Travel writer Jamie Tinkepaugh, and his father Peter Davies, decided to take the Trans-Siberian as countless travellers have before them. However, their trip was slightly different to the majority of travel experiences as Jamie is a wheelchair user.
We sat down with him to discuss his book about his Trans-Siberian adventure Wheeling East, his travel inspiration and advice for fellow travellers looking to see the world's grandest rail journey.
What inspired you to take the Tran-Siberian?
I have always been interested in exploring since I was very young.
As a small child I was given a globe that lit up, I would look at it and see the many countries and think when I am asleep, people on the other side of the world are starting their day, the light on the globe showed the equator, the vastness of the world. The U.K. seemed to be just a little dot, the sheer distance between the countries, the amount of blue struck me, the oceans, the rivers, running my finger along the unfamiliar names trying to get my tongue around them.
At the same time I loved going to the unknown, which at that age meant going with my father to a big train station on a Saturday, searching the destination board for a name that appealed to me and then boarding the train onto adventure.
When I was eighteen, my father and I went interrailing around Europe. We didn’t book hostels or trains in advance, which sometimes caused problems. I remember the staff at Bologna station were very unhelpful as we were supposed to have booked at least 24 hours in advance. This is one of the ways that disability can get in the way of spontaneity.
I have always loved travelling by train as I can watch the landscape unfold before me and observe the huge variety of people that share our space. So naturally, since I learnt of the Trans-Siberian railway I have wanted to travel on it.
What was your expectation travelling the Trans-Siberian as a wheelchair user compared to your actual experience?
Real Russia gave us invaluable assistance in reserving a wheelchair space – the only one that was available on the whole train. Without it, I would have been unable to travel as the corridors are too narrow for a wheelchair and so I couldn’t have reached any other compartment.
I had no expectations prior to the journey. We had spent so many years, dreaming, thinking planning that at times it seemed more like a faraway fantasy, there were so many components that had to come together so much uncertainty. I will not pretend that the journey was easy by any means, the height of the train above the platform meant that I couldn’t get off for the entire eight day journey. Also, without the assistance of an able-bodied person (my father) to forage for food, I would have got very hungry; the restaurant car was unreachable and there were no food sellers on the train. I had imagined that local would board the train at the longer stops to sell us local delicacies, but it didn’t happen.
What was your favourite part of the Trans-Siberian?
There was something marvellously relaxing about the whole trip. I loved the steady pace of the train. High speed trains are all very well, but they distance you from the landscape and make you perhaps restlessly urge the train to its destination. On such a long journey time slips away – helped by crossing innumerable time zones, while station clocks, sticking to Moscow time, became increasingly adrift- and you can slip into a wonderful reverie. Seeing Lake Baikal in the morning light was a privilege, the almost mythical largest fresh water lake in the world was outside my window, the sun frim azure sky glinting on azure water. Siberia, is hugely important in Russian history and imagination. To travel through it brought home something of the sense of what it may be like to have to try and survive there, exiled amongst the bleak landscape of birch forests in the depths of winter.
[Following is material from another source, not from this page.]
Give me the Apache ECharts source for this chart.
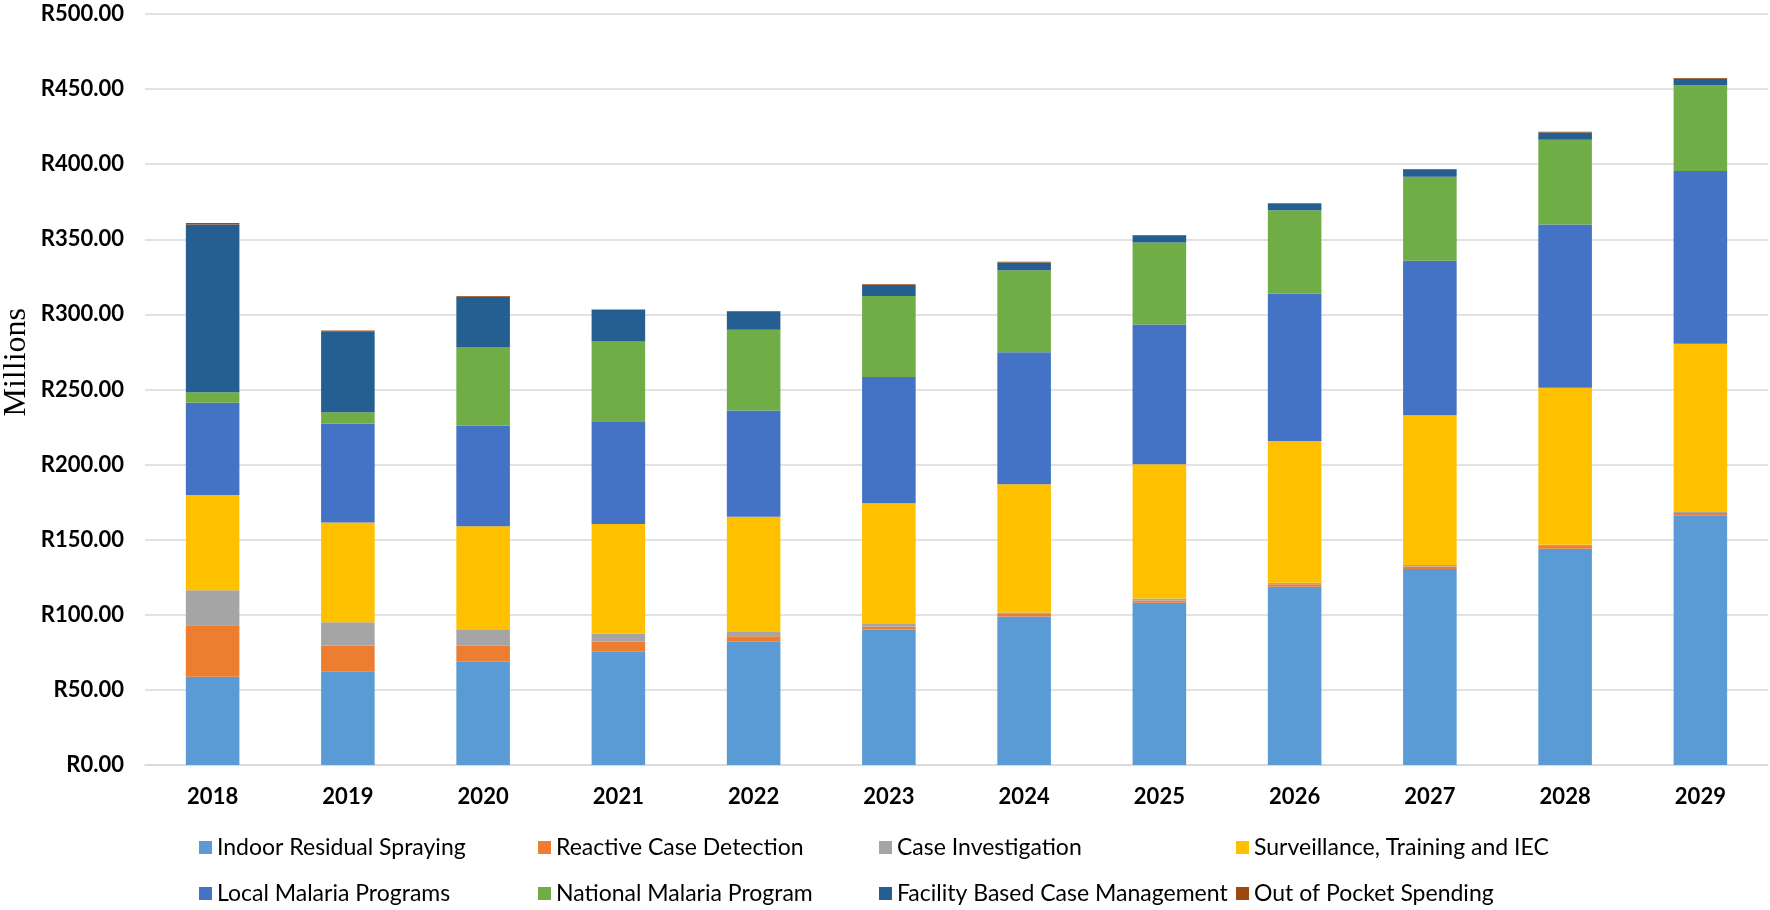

When we stopped at stations I loved to see the people, the little girl being reunited with her mother on a station platform, rushing towards each other, the family announcing their arrival with a whirl of arms and legs, the laughter and warmth that emanated from the carriage, the people using the train to travel for a few stops, others using it like us to travel thousands of miles, it still feels unbelievable that we were able to travel by train to another far continent.
Had you planned to write about your experiences in a book before you travelled, or did the inspiration come afterwards?
I had always planned to write a blog to detail the journey of a lifetime although that phrase is often overused in this case it was true, I wanted to inspire other disabled people that they could take a trip of whatever length and distance; it was not a competition but that they could get out there, be full members of their communities, be active and achieve what they wanted to. I had such a positive response to the blog people kept saying it should become a book so that it might reach a wider audience.
What would be your advice for someone looking to do the Trans-Siberian?
I hope that my book might encourage others. Of course every disabled person is disabled in their own way. Some, like Ade Adepetan, have good upper body strength and can weight-bear enough to get on and off the train. Others with less muscular control, needing, say, an electric wheelchair, perhaps might not be able to make the trip at all. But without exploring the idea you will never know what is possible. And many dangers that loom huge in prospect are later seen as not so difficult.